Pistachio Memories

My favorite food-related memory from childhood is red-tipped fingers. As I was growing up, pistachio nuts were always dyed red. For many decades after this practice stopped, I thought it was because red dye was considered dangerous. I found out just recently that was a complete misunderstanding on my part. According to The Spruce Eats, red pistachios used to be imported from the Middle East and were blanched and discolored. To make them more attractive, they were dyed red. In the 1980s, there was a huge increase in American grown pistachios. There was no longer a need to dye the pistachios red because they no longer had unappetizing stains.
Back in my childhood, red pistachios were a favorite gift for the holidays.

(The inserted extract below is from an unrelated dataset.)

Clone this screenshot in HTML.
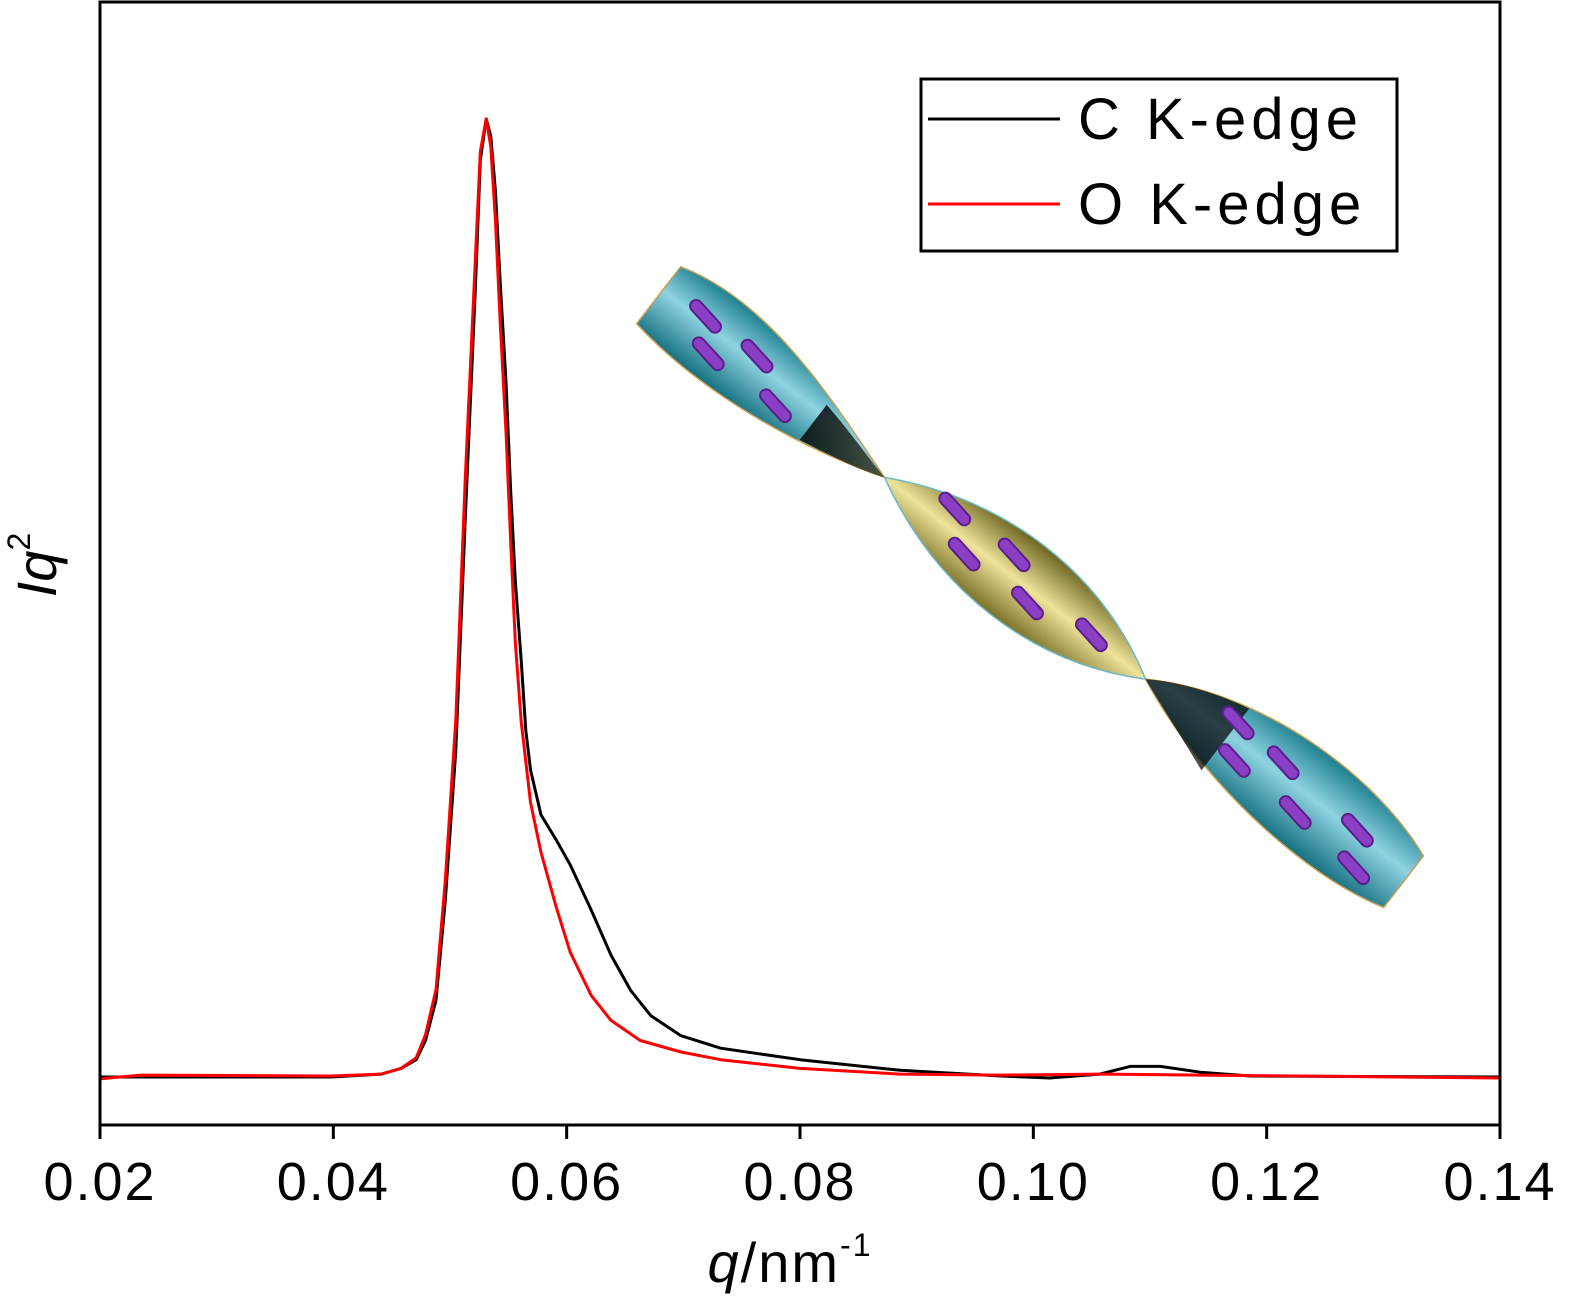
<!DOCTYPE html>
<html><head><meta charset="utf-8"><style>
html,body{margin:0;padding:0;background:#fff;overflow:hidden}
svg{display:block;font-family:"Liberation Sans",Arial,sans-serif}
</style></head><body>
<svg id="chart" width="1573" height="1301" viewBox="0 0 1573 1301">
<defs>
<linearGradient id="teal" x1="0" y1="0" x2="0" y2="1">
<stop offset="0" stop-color="#1d7f8f"/><stop offset="0.45" stop-color="#8fd3e2"/><stop offset="1" stop-color="#157080"/></linearGradient>
<linearGradient id="yel" x1="0" y1="0" x2="0" y2="1">
<stop offset="0" stop-color="#6b6420"/><stop offset="0.5" stop-color="#efe39a"/><stop offset="1" stop-color="#7a7026"/></linearGradient>
<linearGradient id="dark" x1="0" y1="0" x2="1" y2="0">
<stop offset="0" stop-color="#000"/><stop offset="1" stop-color="#3a3a20"/></linearGradient>
</defs>
<g id="inset" transform="translate(655,300) rotate(37.7)">
<path d="M0,-42 C90,-70 200,-30 290,0 C200,30 90,45 0,30 Z" fill="url(#teal)" stroke="#c9a050" stroke-width="1.5"/>
<path d="M290,0 C400,-58 520,-58 620,0 C520,58 400,58 290,0 Z" fill="url(#yel)" stroke="#6bb8c8" stroke-width="1.5"/>
<path d="M620,0 C720,-62 860,-65 948,-30 L948,35 C860,60 720,45 620,0 Z" fill="url(#teal)" stroke="#c9a050" stroke-width="1.5"/>
<path d="M200,-22 C240,-14 270,-4 290,0 C270,8 240,15 200,22 Z" fill="url(#dark)" opacity="0.8"/>
<path d="M620,0 C650,-20 690,-34 720,-40 L720,38 C690,26 650,12 620,0Z" fill="#000" opacity="0.7"/>
<g fill="#8a3fc4" stroke="#5a1f8a" stroke-width="2">
<rect x="30" y="-24" width="40" height="12" rx="6" transform="rotate(10 50 -18)"/>
<rect x="95" y="-24" width="40" height="12" rx="6" transform="rotate(10 115 -18)"/>
<rect x="55" y="4" width="40" height="12" rx="6" transform="rotate(10 75 10)"/>
<rect x="140" y="4" width="40" height="12" rx="6" transform="rotate(10 160 10)"/>
<rect x="345" y="-24" width="40" height="12" rx="6" transform="rotate(10 365 -18)"/>
<rect x="420" y="-24" width="40" height="12" rx="6" transform="rotate(10 440 -18)"/>
<rect x="380" y="6" width="40" height="12" rx="6" transform="rotate(10 400 12)"/>
<rect x="460" y="6" width="40" height="12" rx="6" transform="rotate(10 480 12)"/>
<rect x="530" y="-8" width="40" height="12" rx="6" transform="rotate(10 550 -2)"/>
<rect x="700" y="-28" width="40" height="12" rx="6" transform="rotate(10 720 -22)"/>
<rect x="760" y="-24" width="40" height="12" rx="6" transform="rotate(10 780 -18)"/>
<rect x="720" y="4" width="40" height="12" rx="6" transform="rotate(10 740 10)"/>
<rect x="800" y="8" width="40" height="12" rx="6" transform="rotate(10 820 14)"/>
<rect x="860" y="-16" width="40" height="12" rx="6" transform="rotate(10 880 -10)"/>
<rect x="880" y="16" width="40" height="12" rx="6" transform="rotate(10 900 22)"/>
</g>
</g>
<g id="plot"></g>
<rect x="100" y="2" width="1400" height="1123" fill="none" stroke="#000" stroke-width="3"/>
<g>
<rect x="921" y="79" width="476" height="172" fill="#fff" stroke="#000" stroke-width="3"/>
<line x1="928" y1="119" x2="1060" y2="119" stroke="#000" stroke-width="3"/>
<text x="1078" y="139" font-size="58" letter-spacing="5">C K-edge</text>
<line x1="928" y1="204" x2="1060" y2="204" stroke="#f00" stroke-width="3"/>
<text x="1078" y="224" font-size="58" letter-spacing="5">O K-edge</text>
</g>
<text x="790" y="1282" font-size="56" letter-spacing="2" text-anchor="middle"><tspan font-style="italic">q</tspan>/nm<tspan font-size="32" dy="-26">-1</tspan></text>
<text transform="translate(56,565) rotate(-90)" font-size="56" text-anchor="middle"><tspan font-style="italic">Iq</tspan><tspan font-size="32" dy="-26">2</tspan></text>
</svg>
<script>
const xTicks=[0.02,0.04,0.06,0.08,0.10,0.12,0.14];
const xTickLabels=["0.02","0.04","0.06","0.08","0.10","0.12","0.14"];
const cQ=[0.0200,0.0398,0.0441,0.0458,0.0471,0.0479,0.0488,0.0496,0.0505,0.0513,0.0522,0.0526,0.0531,0.0535,0.0539,0.0543,0.0548,0.0552,0.0556,0.0561,0.0565,0.0569,0.0578,0.0591,0.0603,0.0621,0.0638,0.0655,0.0672,0.0698,0.0732,0.0800,0.0886,0.0972,0.1014,0.1057,0.1083,0.1109,0.1143,0.1186,0.1400];
const cVal=[0,0,0.3,0.9,1.8,3.8,8,18.4,34,58,83,95.5,99.8,98,92.2,82.8,72.4,61,51.7,43.4,36.1,32,27.3,24.7,22.1,17.4,12.7,9,6.4,4.3,3,1.8,0.7,0.1,-0.1,0.3,1.1,1.1,0.5,0.1,0];
const oQ=[0.0200,0.0235,0.0398,0.0441,0.0458,0.0471,0.0479,0.0488,0.0496,0.0505,0.0513,0.0522,0.0526,0.0531,0.0535,0.0539,0.0543,0.0548,0.0552,0.0556,0.0561,0.0569,0.0578,0.0591,0.0603,0.0621,0.0638,0.0663,0.0698,0.0732,0.0800,0.0886,0.0972,0.1057,0.1143,0.1229,0.1400];
const oVal=[-0.2,0.2,0.1,0.3,0.9,2,4.4,9.1,20.5,37.2,62.2,86,96.4,99.8,96.9,89.1,78.6,67.2,55.7,45.3,37,28.6,23.4,17.7,13,8.5,5.9,3.8,2.6,1.8,0.9,0.3,0.2,0.3,0.2,0.1,-0.1];
const NS='http://www.w3.org/2000/svg';
function xs(q){return 100+(q-0.02)/0.12*1400;}
function ys(v){return 1077-v*9.6;}
const g=document.getElementById('plot');
function line(qs,vs,color,name){
  const p=document.createElementNS(NS,'path');
  let d='';
  for(let i=0;i<qs.length;i++){d+=(i?'L':'M')+xs(qs[i]).toFixed(1)+','+ys(vs[i]).toFixed(1);}
  p.setAttribute('d',d);p.setAttribute('fill','none');p.setAttribute('stroke',color);
  p.setAttribute('stroke-width','3');p.setAttribute('stroke-linejoin','round');
  
  
  g.appendChild(p);
}
line(cQ,cVal,'#000','series-c-k-edge');
line(oQ,oVal,'#f00','series-o-k-edge');
xTicks.forEach((t,i)=>{
  const l=document.createElementNS(NS,'line');
  l.setAttribute('x1',xs(t));l.setAttribute('x2',xs(t));l.setAttribute('y1',1125);l.setAttribute('y2',1139);
  l.setAttribute('stroke','#000');l.setAttribute('stroke-width','3');
  
  
  g.appendChild(l);
  const tx=document.createElementNS(NS,'text');
  tx.setAttribute('x',xs(t));tx.setAttribute('y',1200);tx.setAttribute('font-size','54');
  tx.setAttribute('letter-spacing','2');
  tx.setAttribute('text-anchor','middle');tx.textContent=xTickLabels[i];
  
  
  g.appendChild(tx);
});
</script>
</body></html>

I grew up with a bag of them in my stocking every Christmas. And every January, my fingers were red-tipped.
Why did my fingers get so red? The dye didn’t come off that easily. But in order to open the pistachios, I had to use my teeth to pry them apart, then get the nut from the shell with my fingers. The wet shells did cause the dye to come off on my fingers, so after about 10 nuts, my fingertips would be colored red.
Why did I have to use my teeth instead of my fingernails to pry open the shells? Because I bit my nails. Badly. My poor nails were far too short to pry open anything.
As I sat here tonight, eating about 50 pistachios and watching a Hallmark movie, I suddenly was overwhelmed by the memory of those red-tipped, little girl fingers. I might have escaped my childhood without that memory, had it not been for a terrible parenting blunder my father made.
I apparently didn’t bite my nails the first six years of my life. Coincidently, my sixth Christmas was the year I discovered pistachios. But that year, sometime in the early fall, my father was sitting next to me and picked up my hand and said, “I’m so glad you don’t bite your nails like your brothers.”
I had two older brothers and I guess they both bit their nails. I hadn’t noticed, to be truthful. But this was the colossal blunder dad made. You see, I loved my father and I always wanted to please him. But I idolized my brothers.
They bit their nails? Well, then, so did I. That very night, lying in my bed, I started to pick and bite at those fingernails.
Let me digress to say that I was able to quit that horrible habit in my late 20’s, but my nails have never been strong or long. I keep them clipped short to make sure I don’t fall back into that habit.
Fortunately, breaking the nail-biting habit coincided with pistachios being prevalent without dye and with my marriage to a wonderful man, who always puts a bag of pistachios in my Christmas stocking.
So while I sit here contemplating a few more pistachios, and looking at my unbitten nails, I remember that little girl. She wanted so much to be like her brothers, and she loved pistachios. Turns out, not much has really changed in all those years. Just the fingertips.

1 Comment

  1. John

    And YOU wer always my favorite movie date – and yep we both nervously bit our nails to death – this is probably why I ended up with some pretty bad teeth and lost all of them early – this cost me many steak meals and such – mashed spuds and gravy and cottage cheese and
    meatloaf or chopped stead are my main things now!! Memories, how we love them!!
    thanks for making me think of food and snacks so early in my day!!!